- Written exercise
Drop every picture, then transcribe the remaining data exactly.

════════════════════

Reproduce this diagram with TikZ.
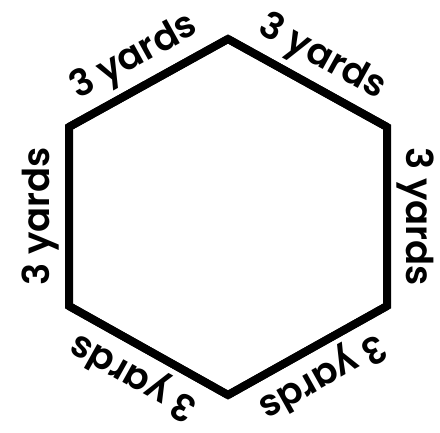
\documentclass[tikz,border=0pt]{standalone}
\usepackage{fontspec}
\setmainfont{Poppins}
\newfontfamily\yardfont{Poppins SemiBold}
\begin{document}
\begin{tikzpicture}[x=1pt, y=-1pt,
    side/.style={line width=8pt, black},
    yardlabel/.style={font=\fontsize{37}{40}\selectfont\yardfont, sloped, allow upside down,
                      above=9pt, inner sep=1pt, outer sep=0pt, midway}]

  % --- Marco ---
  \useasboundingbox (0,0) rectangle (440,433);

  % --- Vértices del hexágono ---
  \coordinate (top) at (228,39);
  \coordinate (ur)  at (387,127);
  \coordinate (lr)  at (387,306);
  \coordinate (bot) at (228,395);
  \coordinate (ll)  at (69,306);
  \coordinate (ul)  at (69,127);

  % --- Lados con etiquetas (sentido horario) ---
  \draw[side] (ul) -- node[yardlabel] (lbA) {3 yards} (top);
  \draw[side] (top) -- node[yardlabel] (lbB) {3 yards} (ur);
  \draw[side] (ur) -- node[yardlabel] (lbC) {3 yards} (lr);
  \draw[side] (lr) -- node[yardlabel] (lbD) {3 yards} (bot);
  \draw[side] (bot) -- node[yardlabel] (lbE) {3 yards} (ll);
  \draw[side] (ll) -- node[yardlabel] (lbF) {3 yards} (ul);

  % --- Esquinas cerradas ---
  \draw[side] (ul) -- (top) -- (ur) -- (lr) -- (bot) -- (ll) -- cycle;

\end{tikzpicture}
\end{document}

════════════════════

- Result for this task
Reproduce this diagram with TikZ.
\documentclass[tikz,border=0pt]{standalone}
\usepackage{fontspec}
\setmainfont{Poppins}
\newfontfamily\yardfont{Poppins SemiBold}
\begin{document}
\begin{tikzpicture}[x=1pt, y=-1pt,
    side/.style={line width=8pt, black},
    yardlabel/.style={font=\fontsize{37}{40}\selectfont\yardfont, sloped, allow upside down,
                      above=9pt, inner sep=1pt, outer sep=0pt, midway}]

  % --- Marco ---
  \useasboundingbox (0,0) rectangle (440,433);

  % --- Vértices del hexágono ---
  \coordinate (top) at (228,39);
  \coordinate (ur)  at (387,127);
  \coordinate (lr)  at (387,306);
  \coordinate (bot) at (228,395);
  \coordinate (ll)  at (69,306);
  \coordinate (ul)  at (69,127);

  % --- Lados con etiquetas (sentido horario) ---
  \draw[side] (ul) -- node[yardlabel] (lbA) {3 yards} (top);
  \draw[side] (top) -- node[yardlabel] (lbB) {3 yards} (ur);
  \draw[side] (ur) -- node[yardlabel] (lbC) {3 yards} (lr);
  \draw[side] (lr) -- node[yardlabel] (lbD) {3 yards} (bot);
  \draw[side] (bot) -- node[yardlabel] (lbE) {3 yards} (ll);
  \draw[side] (ll) -- node[yardlabel] (lbF) {3 yards} (ul);

  % --- Esquinas cerradas ---
  \draw[side] (ul) -- (top) -- (ur) -- (lr) -- (bot) -- (ll) -- cycle;

\end{tikzpicture}
\end{document}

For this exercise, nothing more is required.